An alternative approach for preventing redundant alerts is to configure each alert definition to disable itself upon firing. If you do, the alert will fire once, disable itself, and re-enable itself when the alert is fixed.

Responding to Alert and Notification Storms

If for some reason the volume of alerts or notifications gets out of control, you can use options on the HQ Server Settings page to immediately and globally:

  • Disable all alert definitions — No alerts will fire for any resources. Notifications defined in escalations in progress will be completed.

  • Disable all notifications — No alert notifications will be sent. Any escalations currently in progress stop - any remaining notification steps are not performed.

vFabric Hyperic offers additional features for managing alert and notification volume, as described in the following section.

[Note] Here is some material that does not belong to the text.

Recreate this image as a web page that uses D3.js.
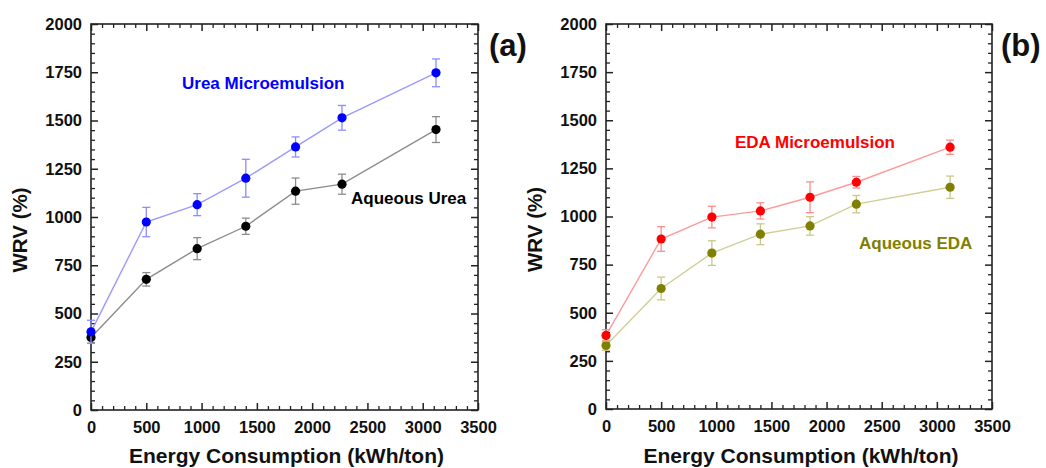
<!DOCTYPE html>
<html>
<head>
<meta charset="utf-8">
<script src="https://cdn.jsdelivr.net/npm/d3@7"></script>
<style>
  body { margin: 0; background: #fff; }
  svg { display: block; font-family: "Liberation Sans", Arial, sans-serif; font-weight: bold; }
</style>
</head>
<body>
<svg id="chart"></svg>
<script>
// energy consumption (kWh/ton) shared by all series
const energy = [0, 500, 960, 1400, 1850, 2270, 3120];

// panel (a) - urea
const ureaMicro = [405, 974, 1064, 1201, 1363, 1514, 1747];
const ureaMicroErr = [60, 76, 57, 98, 52, 64, 72];
const ureaAq = [376, 677, 836, 952, 1134, 1170, 1453];
const ureaAqErr = [30, 35, 57, 42, 68, 52, 67];

// panel (b) - EDA
const edaMicro = [382, 883, 997, 1029, 1100, 1178, 1360];
const edaMicroErr = [30, 64, 56, 42, 80, 30, 37];
const edaAq = [330, 626, 810, 908, 951, 1064, 1152];
const edaAqErr = [25, 59, 64, 54, 48, 45, 58];

const xTicks = [0, 500, 1000, 1500, 2000, 2500, 3000, 3500];
const yTicks = [0, 250, 500, 750, 1000, 1250, 1500, 1750, 2000];

const width = 1046, height = 468;

const svg = d3.select("#chart")
  .attr("width", width)
  .attr("height", height)
  .attr("viewBox", [0, 0, width, height]);

svg.append("rect").attr("width", width).attr("height", height).attr("fill", "#fff");

const panels = [
  {
    left: 91, right: 478, top: 24, bottom: 410, tag: "(a)", tagX: 489,
    series: [
      { name: "Aqueous Urea", y: ureaAq, err: ureaAqErr, dot: "#000000", line: "#8c8c8c", bar: "#8c8c8c", lx: 351, ly: 204 },
      { name: "Urea Microemulsion", y: ureaMicro, err: ureaMicroErr, dot: "#0000ff", line: "#9a9aff", bar: "#8c8cff", lx: 182, ly: 89 }
    ]
  },
  {
    left: 606, right: 992, top: 24, bottom: 409, tag: "(b)", tagX: 1001,
    series: [
      { name: "Aqueous EDA", y: edaAq, err: edaAqErr, dot: "#808000", line: "#cfcf96", bar: "#c8c88a", lx: 859, ly: 249, text: "#808000" },
      { name: "EDA Microemulsion", y: edaMicro, err: edaMicroErr, dot: "#ff0000", line: "#ff9a9a", bar: "#ff8c8c", lx: 735, ly: 148 }
    ]
  }
];

function range(a, b, step) {
  return d3.range(a, b + step / 2, step);
}

panels.forEach(p => {
  const x = d3.scaleLinear().domain([0, 3500]).range([p.left, p.right]);
  const y = d3.scaleLinear().domain([0, 2000]).range([p.bottom, p.top]);

  const xMinor = range(0, 3500, 100).filter(v => v % 500 !== 0);
  const yMinor = range(0, 2000, 50).filter(v => v % 250 !== 0);

  const g = svg.append("g");

  // inward ticks on all four sides
  const axes = [
    { gen: d3.axisBottom, t: `translate(0,${p.bottom})`, s: x, lab: true },
    { gen: d3.axisTop, t: `translate(0,${p.top})`, s: x, lab: false },
    { gen: d3.axisLeft, t: `translate(${p.left},0)`, s: y, lab: true },
    { gen: d3.axisRight, t: `translate(${p.right},0)`, s: y, lab: false }
  ];
  axes.forEach(a => {
    const isX = a.s === x;
    g.append("g")
      .attr("transform", a.t)
      .call(a.gen(a.s).tickValues(isX ? xMinor : yMinor).tickSize(-4).tickFormat(""))
      .call(s => s.select(".domain").remove())
      .call(s => s.selectAll("line").attr("stroke", "#222").attr("stroke-width", 1.3));
    g.append("g")
      .attr("transform", a.t)
      .call(a.gen(a.s).tickValues(isX ? xTicks : yTicks).tickSize(-7)
        .tickPadding(isX ? 11 : 9)
        .tickFormat(a.lab ? d3.format("d") : ""))
      .call(s => s.select(".domain").remove())
      .call(s => s.selectAll("line").attr("stroke", "#222").attr("stroke-width", 1.5))
      .call(s => s.selectAll("text")
        .attr("fill", "#111")
        .attr("font-size", 16.5)
        .attr("font-family", "Liberation Sans, Arial, sans-serif")
        .attr("font-weight", "bold"));
  });

  // frame
  g.append("rect")
    .attr("x", p.left).attr("y", p.top)
    .attr("width", p.right - p.left).attr("height", p.bottom - p.top)
    .attr("fill", "none").attr("stroke", "#222").attr("stroke-width", 1.6);

  const line = d3.line().x((d, i) => x(energy[i])).y(d => y(d));

  p.series.forEach(s => {
    g.append("path")
      .attr("d", line(s.y))
      .attr("fill", "none")
      .attr("stroke", s.line)
      .attr("stroke-width", 1.4);

    const eb = g.append("g").attr("stroke", s.bar).attr("stroke-width", 1.3);
    s.y.forEach((v, i) => {
      const cx = x(energy[i]);
      const y0 = y(v - s.err[i]), y1 = y(v + s.err[i]);
      eb.append("line").attr("x1", cx).attr("x2", cx).attr("y1", y0).attr("y2", y1);
      eb.append("line").attr("x1", cx - 4).attr("x2", cx + 4).attr("y1", y0).attr("y2", y0);
      eb.append("line").attr("x1", cx - 4).attr("x2", cx + 4).attr("y1", y1).attr("y2", y1);
    });

    g.append("g").selectAll("circle")
      .data(s.y)
      .join("circle")
      .attr("cx", (d, i) => x(energy[i]))
      .attr("cy", d => y(d))
      .attr("r", 4.6)
      .attr("fill", s.dot);

    g.append("text")
      .attr("x", s.lx).attr("y", s.ly)
      .attr("fill", s.text || s.dot)
      .attr("font-size", 17)
      .text(s.name);
  });

  // axis titles
  g.append("text")
    .attr("transform", `translate(${p.left - 64},${(p.top + p.bottom) / 2 + 13}) rotate(-90)`)
    .attr("text-anchor", "middle")
    .attr("font-size", 20.5)
    .attr("fill", "#111")
    .text("WRV (%)");

  g.append("text")
    .attr("x", (p.left + p.right) / 2 + 2)
    .attr("y", 463)
    .attr("text-anchor", "middle")
    .attr("font-size", 21)
    .attr("fill", "#111")
    .text("Energy Consumption (kWh/ton)");

  g.append("text")
    .attr("x", p.tagX).attr("y", 56)
    .attr("font-size", 31)
    .attr("fill", "#111")
    .text(p.tag);
});
</script>
</body>
</html>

Advanced Alert Functionality in vFabric Hyperic

vFabric Hyperic provides all the features described in the previous sections, plus these additional alert definition and management features:

  • Multi-condition resource alerts — In vFabric Hyperic you can define up to three conditions for a resource alert.

  • Additional alert actions — vFabric Hyperic provides additional alert actions, including

    • SNMP trap — generation

    • Script action — you can configure a script that does custom alert processing or notification, for instance, to share alert information with another management system

    • Control action — operation on a resource, either the resource where the alert fired, or a related resource,

  • Recovery alerts — In vFabric Hyperic, you can create recovery alerts to streamline your process for responding to alerts. First you create an alert definition that is configured to fire once and then disable itself until fixed. Then you define a recovery alert that fires when the condition that fired the primary alert is no longer true. When the recovery alert fires, it sets the primary alert's status to "fixed" and re-enables the primary alert definition.

  • Resource type alerts — In vFabric Hyperic you can create an alert definition for a resource type, that will be inherited by all resources of that type. Resource type alerts are useful if want to assign exactly the same alert rules to every resource of the same type, and to be able to enable and disable the alert definition for all of them in one fell swoop.

Best Practice for Resource Type Alert Definitions

Tailoring an inherited alert definition at the resource level is not recommended. A resource type alert definition applies to all resources of that type. If you modify the inherited alert definition for an individual resource, a subsequent update to the resource type alert definition will override the changes made at the resource level.

  • Resource group alerts — In vFabric Hyperic you can create an alert definition for a compatible group - a group you have defined that contains selected resources, all of which have the same resource type. A resource group alert is useful when you are concerned about how many of a set of resources are having a particular problem - you want to know if 2 out of 10 platforms have high disk utilization, for instance. A resource group alert is evaluated differently than resource alerts or resource type alerts. A resource alert or resource type alert is fires for a specific resource based on monitoring results for that resource only. A resource group alert fires when a metric condition is true for a specified number or percentage of the resources in the group.

  • Notification throttling — Notification throttling allows you limit the number of notifications that can be issued over a specified interval; when notification volume reaches the limit, Hyperic stops sending individual notifications, and instead sends periodic rollup notifications, until the volume of alerts with notification actions goes down.

  • Advanced Views for Alert Monitoring and Analysis — In vFabric Hyperic, the Alert Center presents filterable views of alerts and alert definitions. The Operations Center and presents filterable views of unfixed alerts.